■ Data segment:
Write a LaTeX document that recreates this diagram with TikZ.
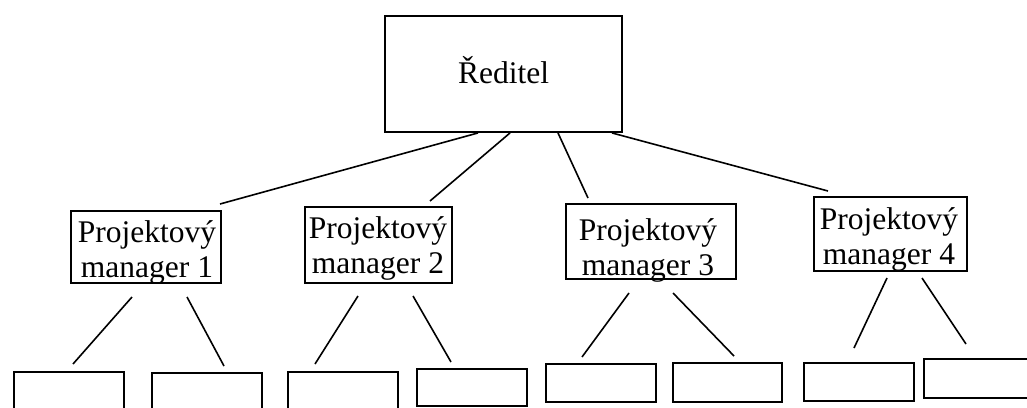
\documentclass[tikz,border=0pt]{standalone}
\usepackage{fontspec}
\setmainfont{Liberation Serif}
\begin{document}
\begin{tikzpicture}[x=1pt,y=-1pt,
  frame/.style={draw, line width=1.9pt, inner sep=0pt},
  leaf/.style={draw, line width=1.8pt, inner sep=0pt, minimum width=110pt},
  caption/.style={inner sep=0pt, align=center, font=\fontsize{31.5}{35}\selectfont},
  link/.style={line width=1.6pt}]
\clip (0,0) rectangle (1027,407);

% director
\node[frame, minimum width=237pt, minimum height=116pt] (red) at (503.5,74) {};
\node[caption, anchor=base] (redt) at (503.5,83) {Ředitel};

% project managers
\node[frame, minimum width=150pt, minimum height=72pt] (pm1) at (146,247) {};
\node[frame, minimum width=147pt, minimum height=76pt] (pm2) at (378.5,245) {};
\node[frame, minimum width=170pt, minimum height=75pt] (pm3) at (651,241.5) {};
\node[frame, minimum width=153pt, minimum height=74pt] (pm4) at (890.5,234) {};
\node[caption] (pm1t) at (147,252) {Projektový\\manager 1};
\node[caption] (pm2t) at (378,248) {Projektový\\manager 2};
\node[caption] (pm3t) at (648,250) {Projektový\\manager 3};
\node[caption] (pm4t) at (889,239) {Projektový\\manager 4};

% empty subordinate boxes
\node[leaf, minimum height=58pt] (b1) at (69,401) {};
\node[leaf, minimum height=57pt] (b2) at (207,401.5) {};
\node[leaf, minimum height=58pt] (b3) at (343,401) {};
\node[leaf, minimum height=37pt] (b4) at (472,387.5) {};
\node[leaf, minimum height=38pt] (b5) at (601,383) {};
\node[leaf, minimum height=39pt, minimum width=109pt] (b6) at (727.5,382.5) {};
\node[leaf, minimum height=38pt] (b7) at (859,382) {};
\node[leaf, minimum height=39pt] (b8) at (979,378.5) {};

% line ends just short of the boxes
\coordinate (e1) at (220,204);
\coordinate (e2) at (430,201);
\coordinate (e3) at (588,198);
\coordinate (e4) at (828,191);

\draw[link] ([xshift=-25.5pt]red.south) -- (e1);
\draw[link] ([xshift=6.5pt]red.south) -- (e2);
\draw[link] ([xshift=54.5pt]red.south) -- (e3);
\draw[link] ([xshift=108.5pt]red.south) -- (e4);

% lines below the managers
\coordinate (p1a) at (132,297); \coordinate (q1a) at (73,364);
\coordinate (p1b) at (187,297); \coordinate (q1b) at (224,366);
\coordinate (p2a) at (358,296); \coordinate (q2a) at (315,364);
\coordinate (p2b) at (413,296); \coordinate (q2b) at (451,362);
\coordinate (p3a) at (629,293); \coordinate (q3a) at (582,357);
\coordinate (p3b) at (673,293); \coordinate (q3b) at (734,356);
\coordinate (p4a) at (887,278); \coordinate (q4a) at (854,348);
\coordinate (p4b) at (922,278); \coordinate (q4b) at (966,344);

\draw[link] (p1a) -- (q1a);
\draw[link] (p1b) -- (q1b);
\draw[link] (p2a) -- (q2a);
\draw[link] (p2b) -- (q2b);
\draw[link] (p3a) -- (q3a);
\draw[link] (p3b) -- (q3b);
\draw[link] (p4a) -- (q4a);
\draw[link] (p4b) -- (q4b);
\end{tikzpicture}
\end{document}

■ Problem to solve: Reproduce the listing word for word and omit its pictures.

■ Response to the task:
Write a LaTeX document that recreates this diagram with TikZ.
\documentclass[tikz,border=0pt]{standalone}
\usepackage{fontspec}
\setmainfont{Liberation Serif}
\begin{document}
\begin{tikzpicture}[x=1pt,y=-1pt,
  frame/.style={draw, line width=1.9pt, inner sep=0pt},
  leaf/.style={draw, line width=1.8pt, inner sep=0pt, minimum width=110pt},
  caption/.style={inner sep=0pt, align=center, font=\fontsize{31.5}{35}\selectfont},
  link/.style={line width=1.6pt}]
\clip (0,0) rectangle (1027,407);

% director
\node[frame, minimum width=237pt, minimum height=116pt] (red) at (503.5,74) {};
\node[caption, anchor=base] (redt) at (503.5,83) {Ředitel};

% project managers
\node[frame, minimum width=150pt, minimum height=72pt] (pm1) at (146,247) {};
\node[frame, minimum width=147pt, minimum height=76pt] (pm2) at (378.5,245) {};
\node[frame, minimum width=170pt, minimum height=75pt] (pm3) at (651,241.5) {};
\node[frame, minimum width=153pt, minimum height=74pt] (pm4) at (890.5,234) {};
\node[caption] (pm1t) at (147,252) {Projektový\\manager 1};
\node[caption] (pm2t) at (378,248) {Projektový\\manager 2};
\node[caption] (pm3t) at (648,250) {Projektový\\manager 3};
\node[caption] (pm4t) at (889,239) {Projektový\\manager 4};

% empty subordinate boxes
\node[leaf, minimum height=58pt] (b1) at (69,401) {};
\node[leaf, minimum height=57pt] (b2) at (207,401.5) {};
\node[leaf, minimum height=58pt] (b3) at (343,401) {};
\node[leaf, minimum height=37pt] (b4) at (472,387.5) {};
\node[leaf, minimum height=38pt] (b5) at (601,383) {};
\node[leaf, minimum height=39pt, minimum width=109pt] (b6) at (727.5,382.5) {};
\node[leaf, minimum height=38pt] (b7) at (859,382) {};
\node[leaf, minimum height=39pt] (b8) at (979,378.5) {};

% line ends just short of the boxes
\coordinate (e1) at (220,204);
\coordinate (e2) at (430,201);
\coordinate (e3) at (588,198);
\coordinate (e4) at (828,191);

\draw[link] ([xshift=-25.5pt]red.south) -- (e1);
\draw[link] ([xshift=6.5pt]red.south) -- (e2);
\draw[link] ([xshift=54.5pt]red.south) -- (e3);
\draw[link] ([xshift=108.5pt]red.south) -- (e4);

% lines below the managers
\coordinate (p1a) at (132,297); \coordinate (q1a) at (73,364);
\coordinate (p1b) at (187,297); \coordinate (q1b) at (224,366);
\coordinate (p2a) at (358,296); \coordinate (q2a) at (315,364);
\coordinate (p2b) at (413,296); \coordinate (q2b) at (451,362);
\coordinate (p3a) at (629,293); \coordinate (q3a) at (582,357);
\coordinate (p3b) at (673,293); \coordinate (q3b) at (734,356);
\coordinate (p4a) at (887,278); \coordinate (q4a) at (854,348);
\coordinate (p4b) at (922,278); \coordinate (q4b) at (966,344);

\draw[link] (p1a) -- (q1a);
\draw[link] (p1b) -- (q1b);
\draw[link] (p2a) -- (q2a);
\draw[link] (p2b) -- (q2b);
\draw[link] (p3a) -- (q3a);
\draw[link] (p3b) -- (q3b);
\draw[link] (p4a) -- (q4a);
\draw[link] (p4b) -- (q4b);
\end{tikzpicture}
\end{document}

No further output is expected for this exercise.